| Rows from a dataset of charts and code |
>> START

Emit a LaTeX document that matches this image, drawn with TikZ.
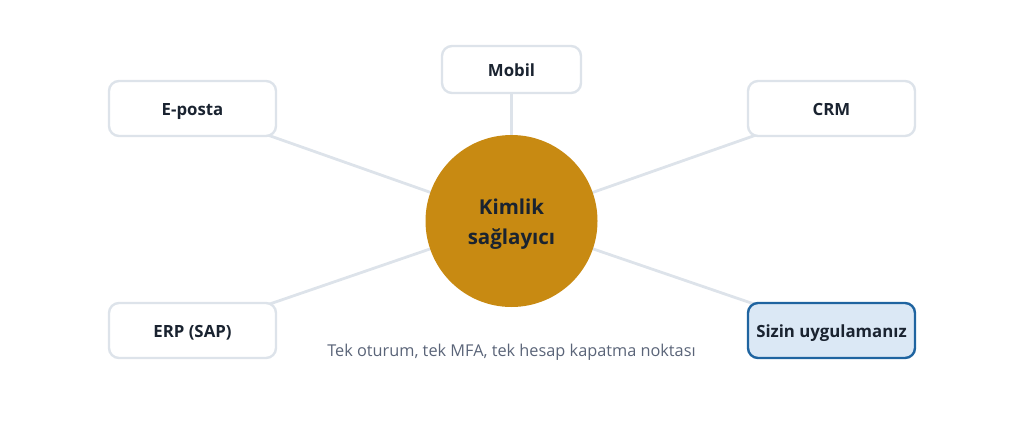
\documentclass[tikz,border=0pt]{standalone}
\usepackage{fontspec}
\setmainfont{Open Sans}
\begin{document}
\begin{tikzpicture}[x=1pt,y=-1pt,
  conn/.style={draw=linegray,line width=2.8pt},
  box/.style={draw=linegray,line width=2.4pt,fill=white,rounded corners=10pt,minimum width=167pt,minimum height=55pt,font=\fontsize{16.8}{20}\selectfont\bfseries,text=textdark,text height=14pt,text depth=0pt},
  hub/.style={circle,fill=hubgold,minimum size=172pt},
  hubtext/.style={font=\fontsize{20.5}{30}\selectfont\bfseries,text=textdark,align=center},
  captext/.style={font=\fontsize{16.3}{19}\selectfont,text=capgray}]
\definecolor{linegray}{HTML}{DDE3EA}
\definecolor{hubgold}{HTML}{C88A12}
\definecolor{textdark}{HTML}{1A2330}
\definecolor{capgray}{HTML}{5A6478}
\definecolor{selfill}{HTML}{DBE8F5}
\definecolor{selborder}{HTML}{1F64A0}
\useasboundingbox (0,0) rectangle (1024,441);
\coordinate (c) at (511.5,221);
\coordinate (pm) at (511.5,69.5);
\coordinate (pe) at (192.5,108.5);
\coordinate (pc) at (831.5,108.5);
\coordinate (pr) at (192.5,330.5);
\coordinate (ps) at (831.5,330.5);
\draw[conn] (c) -- (pm);
\draw[conn] (c) -- (pe);
\draw[conn] (c) -- (pc);
\draw[conn] (c) -- (pr);
\draw[conn] (c) -- (ps);
\node[hub] (h) at (c) {};
\node[hubtext] (ht) at ([yshift=-3.5pt]c) {Kimlik\\sağlayıcı};
\node[box,minimum width=139pt,minimum height=47pt] (m) at (pm) {Mobil};
\node[box] (e) at (pe) {E-posta};
\node[box] (crm) at (pc) {CRM};
\node[box] (erp) at (pr) {ERP (SAP)};
\node[box,draw=selborder,fill=selfill] (s) at (ps) {Sizin uygulamanız};
\node[captext] (t) at (511.5,352) {Tek oturum, tek MFA, tek hesap kapatma noktası};
\end{tikzpicture}
\end{document}
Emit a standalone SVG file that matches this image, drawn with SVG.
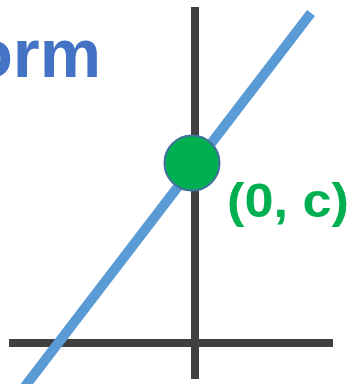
<svg xmlns="http://www.w3.org/2000/svg" width="354" height="384" viewBox="0 0 354 384">
<style>
.axis{stroke:#404040;stroke-width:8;fill:none}
.line{stroke:#5B9BD5;stroke-width:10;fill:none}
.title{font-family:"Liberation Sans",Arial,sans-serif;font-weight:bold;fill:#4472C4}
.lbl{font-family:"Liberation Sans",Arial,sans-serif;font-weight:bold;fill:#00B050}
</style>
<rect width="354" height="384" fill="#ffffff"/>
<text class="title" x="101" y="77" font-size="69" text-anchor="end">orm</text>
<g id="connectors">
<line class="axis" x1="195" y1="7" x2="195" y2="379"/>
<line class="axis" x1="9" y1="343" x2="333" y2="343"/>
<line class="line" x1="311" y1="13" x2="23" y2="389"/>
</g>
<g id="point">
<circle cx="192" cy="163" r="27.5" fill="#00B050" stroke="#41719C" stroke-width="2"/>
</g>
<g id="label">
<text class="lbl" x="227" y="217" font-size="48" textLength="122" lengthAdjust="spacingAndGlyphs">(0, c)</text>
</g>
</svg>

>> END

| Directions for this task |
Write out exactly the lines from the line holding "Emit a standalone" through the last line of the records above, inclusive, and nothing more. Leave out the pictures.

| Response for this exercise |
Emit a standalone SVG file that matches this image, drawn with SVG.
<svg xmlns="http://www.w3.org/2000/svg" width="354" height="384" viewBox="0 0 354 384">
<style>
.axis{stroke:#404040;stroke-width:8;fill:none}
.line{stroke:#5B9BD5;stroke-width:10;fill:none}
.title{font-family:"Liberation Sans",Arial,sans-serif;font-weight:bold;fill:#4472C4}
.lbl{font-family:"Liberation Sans",Arial,sans-serif;font-weight:bold;fill:#00B050}
</style>
<rect width="354" height="384" fill="#ffffff"/>
<text class="title" x="101" y="77" font-size="69" text-anchor="end">orm</text>
<g id="connectors">
<line class="axis" x1="195" y1="7" x2="195" y2="379"/>
<line class="axis" x1="9" y1="343" x2="333" y2="343"/>
<line class="line" x1="311" y1="13" x2="23" y2="389"/>
</g>
<g id="point">
<circle cx="192" cy="163" r="27.5" fill="#00B050" stroke="#41719C" stroke-width="2"/>
</g>
<g id="label">
<text class="lbl" x="227" y="217" font-size="48" textLength="122" lengthAdjust="spacingAndGlyphs">(0, c)</text>
</g>
</svg>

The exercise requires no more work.